Explaining in depth about the observation, he said the best time would be on planets with orbits tilted edge-on to Earth. "They routinely pass in front of and then behind their parent stars, a phenomena known as eclipses. The planet HD 189733b passes behind its companion star once every 2.2 days. The eclipses allow an opportunity to subtract the light of the star alone when the planet is blocked from that of the star and planet together prior to eclipse. That isolates the emission of the planet and makes possible a chemical analysis of its atmosphere."

Another team member Guatam Vasisht of NASA's Jet Propulsion Laboratory said in this way, one is using the eclipse of the planet behind the star to probe the planet's day side, which contains the hottest portions of its atmosphere. "We are starting to find the molecules and to figure out how many there are to see the changes between the day side and the night side."

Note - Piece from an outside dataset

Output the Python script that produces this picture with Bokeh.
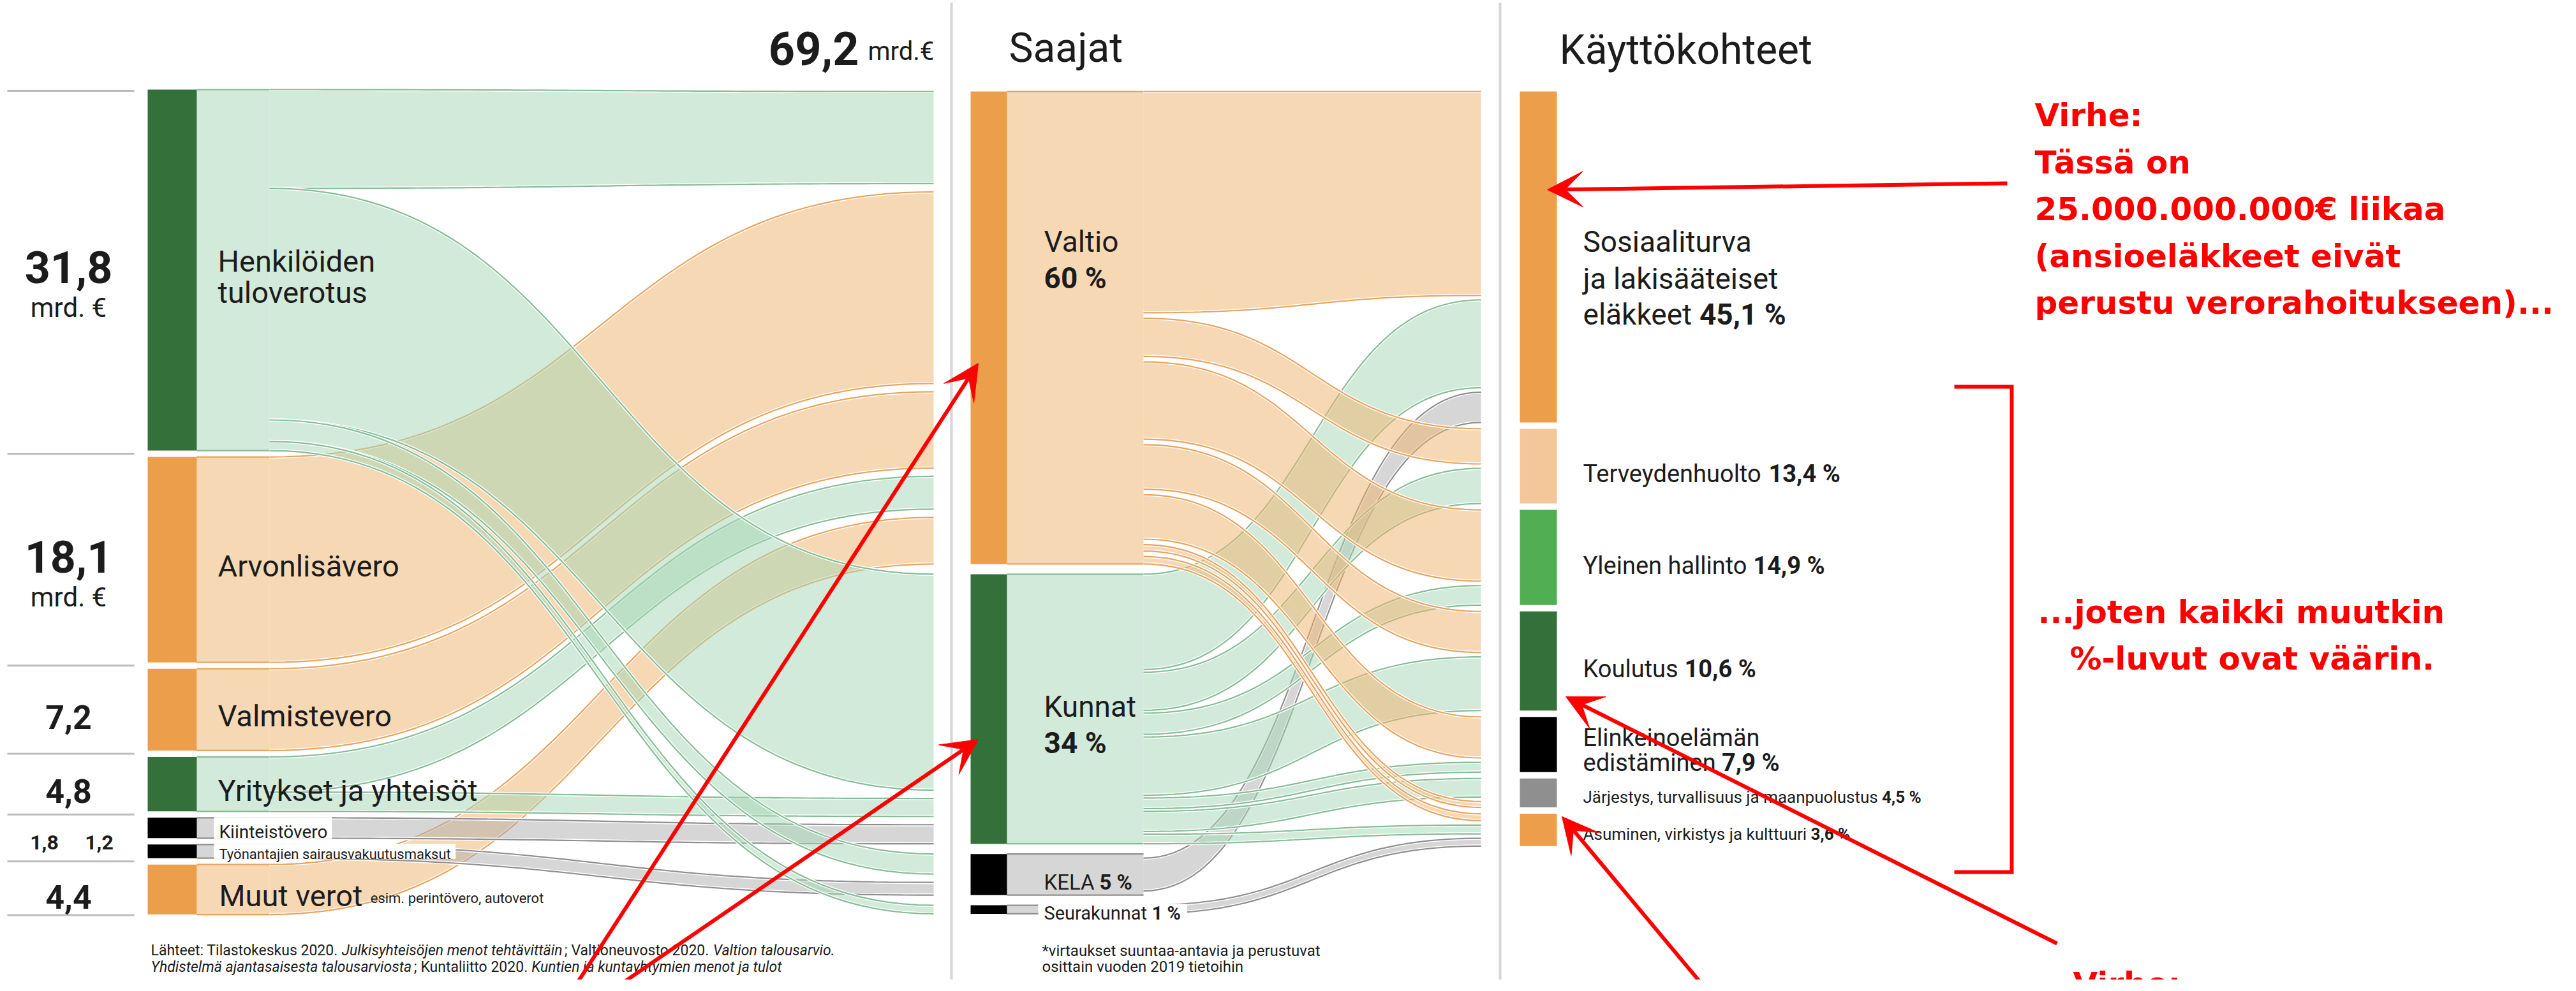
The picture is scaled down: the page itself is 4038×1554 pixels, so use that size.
import numpy as np
from bokeh.plotting import figure
from bokeh.models import Range1d, Arrow, VeeHead
from bokeh.core.properties import value
from bokeh.embed import file_html
from bokeh.resources import INLINE

# ---------------- data (mrd. €) ----------------
total_mrd = 69.2
sources = ["Henkilöiden tuloverotus", "Arvonlisävero", "Valmistevero",
           "Yritykset ja yhteisöt", "Kiinteistövero",
           "Työnantajien sairausvakuutusmaksut", "Muut verot"]
source_values = [31.8, 18.1, 7.2, 4.8, 1.8, 1.2, 4.4]
source_kind = ["green", "orange", "orange", "green", "gray", "gray", "orange"]

recipients = ["Valtio", "Kunnat", "KELA", "Seurakunnat"]
recipient_pct = [60, 34, 5, 1]
recipient_kind = ["orange", "green", "gray", "gray"]

uses = ["Sosiaaliturva ja lakisääteiset eläkkeet", "Terveydenhuolto", "Yleinen hallinto",
        "Koulutus", "Elinkeinoelämän edistäminen",
        "Järjestys, turvallisuus ja maanpuolustus", "Asuminen, virkistys ja kulttuuri"]
use_pct = [45.1, 13.4, 14.9, 10.6, 7.9, 4.5, 3.6]

# taxes -> recipients
flow1_src = [0, 1, 2, 3, 6, 0, 3, 4, 0, 5, 0]
flow1_dst = [0, 0, 0, 0, 0, 1, 1, 1, 2, 2, 3]
flow1_val = [8.7, 18.1, 7.2, 3.1, 4.4, 20.4, 1.7, 1.8, 1.9, 1.2, 0.8]

# recipients -> uses
flow2_src = [0, 1, 2, 0, 1, 0, 1, 0, 1, 0, 1, 1, 0, 0, 1, 3]
flow2_dst = [0, 0, 0, 1, 1, 2, 2, 3, 3, 4, 4, 5, 5, 6, 6, 6]
flow2_val = [20.9, 9.0, 3.1, 3.6, 3.6, 7.3, 2.0, 4.2, 5.5, 4.2, 1.0, 1.9, 0.6, 0.7, 0.9, 0.8]

# ---------------- style ----------------
INK = "#1c1c1c"
BAR = {"green": "#33703a", "orange": "#ec9e4b", "gray": "#000000"}
FILL = {"green": "#a5d5b3", "orange": "#efb16b", "gray": "#adadad"}
EDGE = {"green": "#86bd96", "orange": "#e9a35e", "gray": "#8f8f8f"}
use_colors = ["#ec9e4b", "#f3c799", "#52ae52", "#33703a", "#000000", "#8f8f8f", "#ec9e4b"]
RED = "#ff0000"

RW = {'a': .544, 'b': .561, 'c': .523, 'd': .564, 'e': .530, 'f': .347, 'g': .561, 'h': .551,
      'i': .243, 'j': .239, 'k': .507, 'l': .243, 'm': .876, 'n': .552, 'o': .570, 'p': .561,
      'q': .568, 'r': .338, 's': .516, 't': .327, 'u': .551, 'v': .484, 'w': .751, 'x': .496,
      'y': .473, 'z': .496, 'ä': .544, 'ö': .570, 'A': .652, 'B': .624, 'C': .651, 'D': .656,
      'E': .568, 'F': .553, 'G': .682, 'H': .713, 'I': .272, 'J': .552, 'K': .627, 'L': .538,
      'M': .873, 'N': .713, 'O': .688, 'P': .631, 'R': .616, 'S': .593, 'T': .597, 'U': .648,
      'V': .636, 'W': .887, 'Y': .601, ' ': .248, ',': .196, '.': .263, ':': .242, ';': .212,
      '%': .733, '-': .276, '*': .431, '€': .561, '(': .342, ')': .348}


def tw(s, size, bold=False):
    w = sum(RW.get(ch, .561 if ch.isdigit() else .55) for ch in s)
    return w * size * (1.05 if bold else 1.0)


def fmt(v):
    return f"{v:.1f}".replace(".", ",")


W, H = 4020, 1536
p = figure(width=W, height=H, x_range=Range1d(8, 8 + W), y_range=Range1d(8 + H, 8),
           output_backend="svg", toolbar_location=None, min_border=0,
           x_axis_location=None, y_axis_location=None)
p.grid.visible = False
p.outline_line_color = None
p.background_fill_color = "white"
p.border_fill_color = "white"


def txt(x, y, s, size, font="Roboto", style="normal", color=INK, align="left"):
    p.text(x=[x], y=[y - 0.15 * size], text=[s], text_font=value(font), text_font_size=f"{size}px",
           text_font_style=style, text_color=color, text_align=align, text_baseline="alphabetic")


def bez(a, b, t):
    return (1 - t) ** 3 * a + 3 * (1 - t) ** 2 * t * a + 3 * (1 - t) * t ** 2 * b + t ** 3 * b


def edges(xs, tops, bots, kind, halo=True):
    if halo:
        p.multi_line([list(xs), list(xs)], [list(tops), list(bots)], line_color="white", line_width=5)
    p.multi_line([list(xs), list(xs)], [list(tops), list(bots)], line_color=EDGE[kind], line_width=2.2)


def draw_band(x0, a0, b0, x1, a1, b1, kind):
    t = np.linspace(0, 1, 64)
    xm = (x0 + x1) / 2
    bx = (1 - t) ** 3 * x0 + 3 * (1 - t) ** 2 * t * xm + 3 * (1 - t) * t ** 2 * xm + t ** 3 * x1
    top, bot = bez(a0, a1, t), bez(b0, b1, t)
    p.patch(np.concatenate([bx, bx[::-1]]), np.concatenate([top, bot[::-1]]),
            fill_color=FILL[kind], fill_alpha=0.5, line_color=None)
    edges(bx, top, bot, kind)


def draw_block(x0, x1, top, bot, kind):
    p.quad(left=[x0], right=[x1], top=[top], bottom=[bot], fill_color=FILL[kind], fill_alpha=0.5, line_color=None)
    edges([x0, x1], [top, top], [bot, bot], kind, halo=False)


# ---------------- layout ----------------
XS = (239, 316); XM = (1529, 1586); XR = (2390, 2448)
SPLIT1, SPLIT2 = 430, 1800
X1_END, X2_END = 1471, 2329
K_SRC, GAP_SRC = 17.8, 10
K1, G1_IN, G1_OUT = 16.6, 13, 16
K2, G2_IN, G2_OUT = 15.3, 7, 10
TOP = 148
TOP2 = 151

src_top, src_bot = [], []
y = TOP
for v in source_values:
    src_top.append(y); src_bot.append(y + v * K_SRC); y += v * K_SRC + GAP_SRC

n1 = len(flow1_val)
a0 = [0] * n1; b0 = [0] * n1; a1 = [0] * n1; b1 = [0] * n1
for s in range(len(sources)):
    y = src_top[s]
    for i in sorted([i for i in range(n1) if flow1_src[i] == s], key=lambda i: flow1_dst[i]):
        a0[i] = y; y += flow1_val[i] * K_SRC; b0[i] = y

rec_top = [1e9] * len(recipients); rec_bot = [0] * len(recipients)
y = TOP2; prev = None
for i in sorted(range(n1), key=lambda i: flow1_dst[i]):
    d = flow1_dst[i]
    if prev is not None:
        y += G1_IN if d == prev else G1_OUT
    a1[i] = y; y += flow1_val[i] * K1; b1[i] = y
    rec_top[d] = min(rec_top[d], a1[i]); rec_bot[d] = max(rec_bot[d], b1[i])
    prev = d

n2 = len(flow2_val)
c0 = [0] * n2; d0 = [0] * n2; c1 = [0] * n2; d1 = [0] * n2
for r in range(len(recipients)):
    idx = sorted([i for i in range(n2) if flow2_src[i] == r], key=lambda i: flow2_dst[i])
    tot = sum(flow2_val[i] * K1 for i in idx)
    span = rec_bot[r] - rec_top[r]
    gap = (span - tot) / (len(idx) - 1) if len(idx) > 1 else 0
    y = rec_top[r] if len(idx) > 1 else rec_top[r] + (span - tot) / 2
    for i in idx:
        c0[i] = y; y += flow2_val[i] * K1; d0[i] = y; y += gap

use_top = [1e9] * len(uses); use_bot = [0] * len(uses)
y = TOP2; prev = None
for i in sorted(range(n2), key=lambda i: flow2_dst[i]):
    d = flow2_dst[i]
    if prev is not None:
        y += G2_IN if d == prev else G2_OUT
    c1[i] = y; y += flow2_val[i] * K2; d1[i] = y
    use_top[d] = min(use_top[d], c1[i]); use_bot[d] = max(use_bot[d], d1[i])
    prev = d

# ---------------- panels ----------------
p.segment(x0=[1499, 2359], y0=[12, 12], x1=[1499, 2359], y1=[1560, 1560], line_color="#d6d6d6", line_width=4)

for s in range(len(sources)):
    draw_block(XS[1], SPLIT1, src_top[s], src_bot[s], source_kind[s])
for i in range(n1):
    draw_band(SPLIT1, a0[i], b0[i], X1_END, a1[i], b1[i], source_kind[flow1_src[i]])
for r in range(len(recipients)):
    draw_block(XM[1], SPLIT2, rec_top[r], rec_bot[r], recipient_kind[r])
for i in range(n2):
    draw_band(SPLIT2, c0[i], d0[i], X2_END, c1[i], d1[i], recipient_kind[flow2_src[i]])

p.quad(left=[XS[0]] * len(sources), right=[XS[1]] * len(sources), top=src_top, bottom=src_bot,
       fill_color=[BAR[k] for k in source_kind], line_color=None)
p.quad(left=[XM[0]] * len(recipients), right=[XM[1]] * len(recipients), top=rec_top, bottom=rec_bot,
       fill_color=[BAR[k] for k in recipient_kind], line_color=None)
p.quad(left=[XR[0]] * len(uses), right=[XR[1]] * len(uses), top=use_top, bottom=use_bot,
       fill_color=use_colors, line_color=None)

# ---------------- left labels ----------------
groups = [[0], [1], [2], [3], [4, 5], [6]]
sep_y = [src_top[0] + 2]
for g, h in zip(groups[:-1], groups[1:]):
    sep_y.append((src_bot[g[-1]] + src_top[h[0]]) / 2)
sep_y.append(src_bot[-1] + 1)
p.segment(x0=[19] * len(sep_y), y0=sep_y, x1=[218] * len(sep_y), y1=sep_y, line_color="#bdbdbd", line_width=3)

for gi, g in enumerate(groups):
    c = (src_top[g[0]] + src_bot[g[-1]]) / 2
    if gi < 2:
        txt(115, c + 6, fmt(source_values[g[0]]), 70, style="bold", align="center")
        txt(115, c + 65, "mrd. €", 42, align="center")
    elif len(g) == 2:
        txt(77, c + 12, fmt(source_values[g[0]]), 32, style="bold", align="center")
        txt(163, c + 12, fmt(source_values[g[1]]), 32, style="bold", align="center")
    else:
        txt(115, c + 19, fmt(source_values[g[0]]), 52, style="bold", align="center")

LX = 349
cH = (src_top[0] + src_bot[0]) / 2
txt(LX, cH - 7, "Henkilöiden", 47)
txt(LX, cH + 42, "tuloverotus", 47)
for s in (1, 2, 3):
    txt(LX, (src_top[s] + src_bot[s]) / 2 + 17, sources[s], 47)
cM = (src_top[6] + src_bot[6]) / 2
txt(LX + 2, cM + 17, "Muut verot", 47)
txt(LX + 2 + tw("Muut verot ", 47), cM + 17, "esim. perintövero, autoverot", 22)
for s, size in ((4, 28), (5, 22)):
    c = (src_top[s] + src_bot[s]) / 2
    p.quad(left=[343], right=[LX + 2 + tw(sources[s], size) + 6], top=[src_top[s] - 1], bottom=[src_bot[s] + 1],
           fill_color="white", line_color=None)
    txt(LX + 2, c + 0.36 * size, sources[s], size)

txt(1354, 94, fmt(total_mrd), 72, style="bold", align="right")
txt(1368, 94, "mrd.€", 40)

# ---------------- middle labels ----------------
txt(1589, 93, "Saajat", 64)
MX = 1644
txt(MX, rec_top[0] + 242, recipients[0], 46)
txt(MX, rec_top[0] + 299, f"{recipient_pct[0]} %", 46, style="bold")
txt(MX, rec_top[1] + 214, recipients[1], 46)
txt(MX, rec_top[1] + 271, f"{recipient_pct[1]} %", 46, style="bold")
cK = (rec_top[2] + rec_bot[2]) / 2
txt(MX, cK + 17, recipients[2], 33)
txt(MX + tw(recipients[2] + " ", 33), cK + 17, f"{recipient_pct[2]} %", 33, style="bold")
cS = (rec_top[3] + rec_bot[3]) / 2
wS = tw(recipients[3] + " ", 29) + tw(f"{recipient_pct[3]} %", 29, True)
p.quad(left=[MX - 9], right=[MX + wS + 8], top=[rec_top[3] - 2], bottom=[rec_bot[3] + 2], fill_color="white", line_color=None)
txt(MX, cS + 10, recipients[3], 29)
txt(MX + tw(recipients[3] + " ", 29), cS + 10, f"{recipient_pct[3]} %", 29, style="bold")

txt(1641, 1502, "*virtaukset suuntaa-antavia ja perustuvat", 24)
txt(1641, 1527, "osittain vuoden 2019 tietoihin", 24)

# ---------------- right labels ----------------
txt(2452, 96, "Käyttökohteet", 64)
RX = 2489
cu = [(use_top[u] + use_bot[u]) / 2 for u in range(len(uses))]
pct = [fmt(v) + " %" for v in use_pct]
txt(RX, cu[0] - 17, "Sosiaaliturva", 46)
txt(RX, cu[0] + 41, "ja lakisääteiset", 46)
txt(RX, cu[0] + 97, "eläkkeet", 46)
txt(RX + tw("eläkkeet ", 46), cu[0] + 97, pct[0], 46, style="bold")
for u in (1, 2, 3):
    txt(RX, cu[u] + 18, uses[u], 38)
    txt(RX + tw(uses[u] + " ", 38), cu[u] + 18, pct[u], 38, style="bold")
txt(RX, cu[4] - 5, "Elinkeinoelämän", 38)
txt(RX, cu[4] + 34, "edistäminen", 38)
txt(RX + tw("edistäminen ", 38), cu[4] + 34, pct[4], 38, style="bold")
for u in (5, 6):
    txt(RX, cu[u] + 10, uses[u], 26)
    txt(RX + tw(uses[u] + " ", 26), cu[u] + 10, pct[u], 26, style="bold")


# ---------------- sources text ----------------
def seq(x, y, parts, size):
    for s, st in parts:
        txt(x, y, s, size, style=st)
        x += tw(s, size) * (1.0 if st == "normal" else 0.98)


seq(244, 1501, [("Lähteet: Tilastokeskus 2020. ", "normal"), ("Julkisyhteisöjen menot tehtävittäin", "italic"),
                ("; Valtioneuvosto 2020. ", "normal"), ("Valtion talousarvio.", "italic")], 23)
seq(244, 1527, [("Yhdistelmä ajantasaisesta talousarviosta", "italic"), ("; Kuntaliitto 2020. ", "normal"),
                ("Kuntien ja kuntayhtymien menot ja tulot", "italic")], 23)

# ---------------- red annotations ----------------
red_block = ["Virhe:", "Tässä on", "25.000.000.000€ liikaa", "(ansioeläkkeet eivät",
             "perustu verorahoitukseen)..."]
for i, s in enumerate(red_block):
    txt(3197, 196 + 73.5 * i, s, 50, font="DejaVu Sans", style="bold", color=RED)
txt(3202, 975, "...joten kaikki muutkin", 50, font="DejaVu Sans", style="bold", color=RED)
txt(3252, 1048, "%-luvut ovat väärin.", 50, font="DejaVu Sans", style="bold", color=RED)
txt(3257, 1558, "Virhe:", 50, font="DejaVu Sans", style="bold", color=RED)

p.line([3071, 3161, 3161, 3071], [614, 614, 1375, 1375], line_color=RED, line_width=6, line_join="miter")

for (xs_, ys_, xe, ye) in [(909, 1554, 1541, 577), (976, 1554, 1541, 1167), (3154, 295, 2433, 305),
                           (3232, 1487, 2462, 1100), (2683, 1560, 2456, 1288)]:
    p.add_layout(Arrow(end=VeeHead(size=56, fill_color=RED, line_color=RED, line_width=1),
                       x_start=xs_, y_start=ys_, x_end=xe, y_end=ye, line_color=RED, line_width=6))

open("out.html", "w").write(file_html(p, INLINE))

California scientist Swain said after the launch of NASA's James Webb Space Telescope in 2013, astronomers would be able to look at the near-infrared light emitted from a planet. "These biomarkers are best seen at near-infrared wavelengths. And astronomers can look forward to using the James Webb Space Telescope to look spectroscopically for biomarkers on a terrestrial planet the size of Earth or a "super-Earth" several times our planet's mass," he said, adding, the Webb telescope should be able to make much more sensitive measurements of these primary and secondary eclipse events.